Sellner hat den Onlineshop Phalanx gegründet, wo er auch Bücher seines Freundes Götz Kubitschek vertreibt. Der 46-jährige Publizist unterstützt die IB mit Begeisterung, unter anderem in Artikeln seiner Zeitschrift "Sezession". Auf einem Rittergut in Sachsen-Anhalt hat Kubitschek das Institut für Staatspolitik (IfS) gegründet. Der Leiter der Einrichtung, Erik Lehnert, erzählt in einem Video: "Das Institut betreibt Bildungsarbeit mit jungen Menschen, die durch Schulen und Universität ungebildet, verbildet sind, was die historisch-politischen Tatsachen betrifft." Die "Sommerakademie" des Instituts stand unter dem Thema: "Wer hat Interesse an der Flutung Deutschlands mit sogenannten Flüchtlingen?" Unter den Rednern war Andreas Lichert, Geschäftsführer des IfS und Beisitzer des hessischen AfD-Landesvorstands. Neben Lichert pflegen Björn Höcke, Fraktionsvorsitzender der Thüringer AfD, und Andre Poggenburg, Vorsitzender der AfD in Sachsen-Anhalt und Mitglied des Bundesvorstands, enge Beziehungen zum IfS. Höcke bezeichnet die Akademien des IfS als sein "geistiges Manna", für die IB sind sie "Orte des Austauschs und der Vernetzung".

FORDERUNGEN NACH ZUSAMMENARBEIT VON AFD UND IB

Kubitschek hat auch Einprozent initiiert. Die Initiative will mindestens ein Prozent der Deutschen gegen die "Flüchtlingsinvasion" mobilisieren und stellt Wahlbeobachter, die der AfD Stimmen sichern sollen. Einprozent unterstützt die IB nach Angaben von Kubitschek finanziell, Identitäre helfen als Wahlbeobachter aus. Mitglied ist auch Hans-Thomas Tillschneider, AfD-Abgeordneter in Sachsen-Anhalt und Sprecher der parteiinternen Bewegung Patriotische Plattform (PP). Die PP spricht sich "gegen die Herausbildung einer multikulturellen Gesellschaft aus" und plädiert für eine Zusammenarbeit ihrer Partei mit den Identitären. Die AfD in Mecklenburg-Vorpommern dürfte im Sinne der PP gehandelt haben, als sie für ihre Wahlparty das IB-Mitglied Melanie Schmitz engagierte. Schmitz hatte als Reaktion auf einen Anti-AfD-Song der Band Jennifer Rostock einen AfD-Fan-Song gedichtet, den sie bei der Wahlparty mit den Zeilen "Gegen diese Invasion hilft nur eins: Remigration" zum Besten gab. Auf Fotos ist IB-Mitglied Mario Müller im Publikum zu sehen. Er stand schon mehrfach wegen rechtsextremistisch motivierter gefährlicher Körperverletzung vor Gericht.

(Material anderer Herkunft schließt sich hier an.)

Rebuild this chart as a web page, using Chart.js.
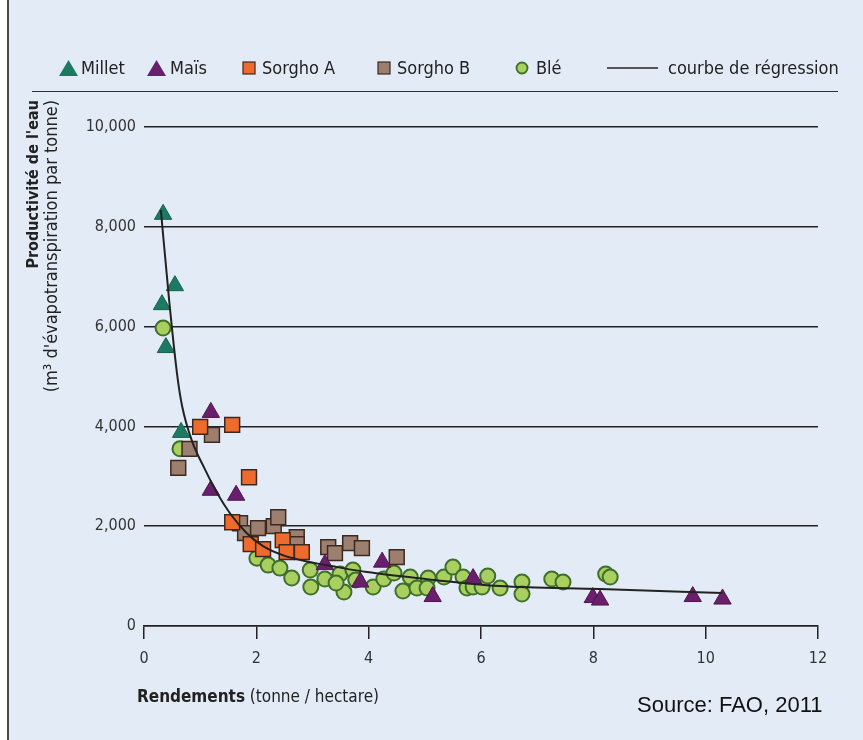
<!DOCTYPE html>
<html><head><meta charset="utf-8">
<script src="https://cdn.jsdelivr.net/npm/chart.js@4"></script>
<style>
html,body{margin:0;padding:0;background:#fff;}
#wrap{position:relative;width:863px;height:740px;background:#e3ebf6;overflow:hidden;}
#lb{position:absolute;left:0;top:0;width:7px;height:740px;background:#fff;border-right:2px solid #4a4a4a;}
#rule{position:absolute;left:32px;top:91px;width:806px;height:0;border-top:1.5px solid #333;}
#c{position:absolute;left:0;top:0;}
.t{position:absolute;font-family:"Liberation Sans Narrow","DejaVu Sans Condensed",sans-serif;color:#222;white-space:nowrap;line-height:1;}
.lg{position:absolute;top:59px;font-size:18px;}
.lg svg{position:absolute;}
.rot{position:absolute;width:320px;height:20px;text-align:right;transform-origin:0 0;transform:rotate(-90deg);}
</style></head>
<body>
<div id="wrap">
<div id="lb"></div>
<div id="rule"></div>
<canvas id="c" width="863" height="740"></canvas>
<div class="t lg" style="left:58px;width:80px;"><svg width="21" height="18" style="left:0;top:0"><polygon points="10.5,1 20,17 1,17" fill="#1d7a62"/></svg><span style="position:absolute;left:23px;top:0">Millet</span></div>
<div class="t lg" style="left:146px;width:80px;"><svg width="21" height="18" style="left:0;top:0"><polygon points="10.5,1 20,17 1,17" fill="#6a1f6c"/></svg><span style="position:absolute;left:24px;top:0">Maïs</span></div>
<div class="t lg" style="left:242px;width:110px;"><svg width="14" height="14" style="left:0;top:2px"><rect x="1" y="1" width="12" height="12" fill="#ef6a2d" stroke="#3c2a20" stroke-width="1.2"/></svg><span style="position:absolute;left:20px;top:0">Sorgho A</span></div>
<div class="t lg" style="left:377px;width:110px;"><svg width="14" height="14" style="left:0;top:2px"><rect x="1" y="1" width="12" height="12" fill="#9c7f6e" stroke="#3c2a20" stroke-width="1.2"/></svg><span style="position:absolute;left:20px;top:0">Sorgho B</span></div>
<div class="t lg" style="left:515px;width:60px;"><svg width="14" height="14" style="left:0;top:2px"><circle cx="7" cy="7" r="5.5" fill="#a8cf5f" stroke="#3e6f2b" stroke-width="1.8"/></svg><span style="position:absolute;left:21px;top:0">Blé</span></div>
<div class="t lg" style="left:607px;width:250px;"><svg width="52" height="16" style="left:0;top:1px"><line x1="0" y1="8" x2="51" y2="8" stroke="#222" stroke-width="1.6"/></svg><span style="position:absolute;left:61px;top:0">courbe de régression</span></div>
<div class="t rot" style="left:25px;top:420px;font-weight:bold;font-size:16px;">Productivité de l'eau</div>
<div class="t rot" style="left:42px;top:420px;font-size:18px;">(m³ d'évapotranspiration par tonne)</div>
<div class="t" style="left:137px;top:688px;font-size:17px;"><b>Rendements</b> (tonne / hectare)</div>
<div class="t" style="left:637px;top:694px;font-size:22px;font-family:'Liberation Sans',Arial,sans-serif;color:#111;">Source: FAO, 2011</div>
</div>
<script>
// Axis ticks
const xTickValues = [0, 2, 4, 6, 8, 10, 12];
const yTickValues = [0, 2000, 4000, 6000, 8000, 10000];

// Millet
const milletX = [0.34, 0.55, 0.32, 0.39, 0.66];
const milletY = [8250, 6820, 6440, 5580, 3880];
// Maïs
const maisX = [1.19, 1.19, 1.64, 3.22, 3.85, 4.24, 5.14, 5.86, 7.99, 8.12, 9.77, 10.3];
const maisY = [4280, 2720, 2620, 1230, 880, 1280, 590, 950, 570, 520, 590, 540];
// Sorgho A
const sorghoAX = [1.0, 1.57, 1.87, 1.57, 1.90, 2.12, 2.47, 2.54, 2.81];
const sorghoAY = [3990, 4030, 2980, 2080, 1640, 1540, 1720, 1480, 1480];
// Sorgho B
const sorghoBX = [0.61, 0.81, 1.21, 1.71, 1.80, 2.03, 2.31, 2.39, 2.72, 2.72, 3.28, 3.40, 3.67, 3.88, 4.50];
const sorghoBY = [3170, 3550, 3830, 2060, 1860, 1960, 2000, 2180, 1780, 1640, 1580, 1460, 1660, 1560, 1380];
// Blé
const bleX = [0.34, 0.64, 2.01, 2.21, 2.42, 2.63, 2.96, 2.97, 3.22, 3.49, 3.56, 3.72, 3.77, 4.08, 4.27, 4.45, 4.61, 4.74, 4.86, 5.06, 5.04, 5.34, 5.50, 5.68, 5.75, 5.86, 6.02, 6.12, 6.34, 6.73, 6.73, 7.26, 7.46, 8.22, 8.30, 3.42];
const bleY = [5970, 3550, 1360, 1220, 1160, 960, 1120, 780, 940, 1040, 680, 1120, 920, 780, 940, 1060, 700, 980, 760, 960, 760, 980, 1180, 980, 760, 780, 780, 1000, 760, 880, 640, 940, 880, 1040, 980, 860];
// Courbe de régression
const curveX = [0.30, 0.45, 0.60, 0.68, 0.85, 1.09, 1.30, 1.53, 1.83, 2.12, 2.47, 2.96, 3.44, 3.97, 4.86, 6.34, 8.12, 10.3];
const curveY = [8340, 6500, 4950, 4400, 3720, 3130, 2670, 2260, 1860, 1600, 1420, 1280, 1180, 1080, 960, 800, 740, 660];

const pts = (xs, ys) => xs.map((x, i) => ({x: x, y: ys[i]}));
const FONT = "'Liberation Sans Narrow','DejaVu Sans Condensed',sans-serif";

new Chart(document.getElementById('c'), {
  type: 'scatter',
  data: {
    datasets: [
      {label: 'courbe de régression', type: 'line', data: pts(curveX, curveY), borderColor: '#222', borderWidth: 2, pointRadius: 0, showLine: true, fill: false, cubicInterpolationMode: 'monotone', order: 0},
      {label: 'Millet', data: pts(milletX, milletY), pointStyle: 'triangle', pointRadius: 10, backgroundColor: '#1d7a62', borderColor: '#16604c', borderWidth: 1, order: 1},
      {label: 'Maïs', data: pts(maisX, maisY), pointStyle: 'triangle', pointRadius: 10, backgroundColor: '#6a1f6c', borderColor: '#4d164f', borderWidth: 1, order: 2},
      {label: 'Sorgho A', data: pts(sorghoAX, sorghoAY), pointStyle: 'rect', pointRadius: 10.5, backgroundColor: '#ef6a2d', borderColor: '#3c2a20', borderWidth: 1.5, order: 3},
      {label: 'Sorgho B', data: pts(sorghoBX, sorghoBY), pointStyle: 'rect', pointRadius: 10.5, backgroundColor: '#9c7f6e', borderColor: '#3c2a20', borderWidth: 1.5, order: 4},
      {label: 'Blé', data: pts(bleX, bleY), pointStyle: 'circle', pointRadius: 7.5, backgroundColor: '#a8cf5f', borderColor: '#3e6f2b', borderWidth: 2, order: 5}
    ]
  },
  options: {
    responsive: false,
    animation: false,
    layout: {padding: {left: 0, right: 45, top: 127, bottom: 0}},
    plugins: {legend: {display: false}, tooltip: {enabled: false}, title: {display: false}},
    scales: {
      x: {
        type: 'linear', min: 0, max: 12,
        afterBuildTicks: s => { s.ticks = xTickValues.map(v => ({value: v})); },
        afterFit: s => { s.height = 114; },
        ticks: {color: '#333', font: {family: FONT, size: 16}, padding: 10},
        grid: {drawOnChartArea: false, drawTicks: true, tickLength: 13, color: '#222', lineWidth: 1.5},
        border: {display: true, color: '#222', width: 1.5}
      },
      y: {
        type: 'linear', min: 0, max: 10000,
        afterBuildTicks: s => { s.ticks = yTickValues.map(v => ({value: v})); },
        afterFit: s => { s.width = 144; },
        ticks: {color: '#333', font: {family: FONT, size: 16}, padding: 8,
          callback: v => v.toLocaleString('en-US')},
        grid: {drawTicks: false, color: '#222', lineWidth: 1.5},
        border: {display: false}
      }
    }
  }
});
</script>
</body></html>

Neonazis wie Müller auf einer AfD-Wahlparty sind für Experte Funke nicht verwunderlich: "In der Partei geht die prägende Dynamik vom rechtsextremen Flügel rund um Höcke aus." Sellner kann die Verortung der IB von Verfassungsschützern im äußersten rechten Spektrum nicht verstehen: "Wenn man uns als rechtsextremistisch definiert, dann kann man auch die AfD als rechtsextremistisch definieren."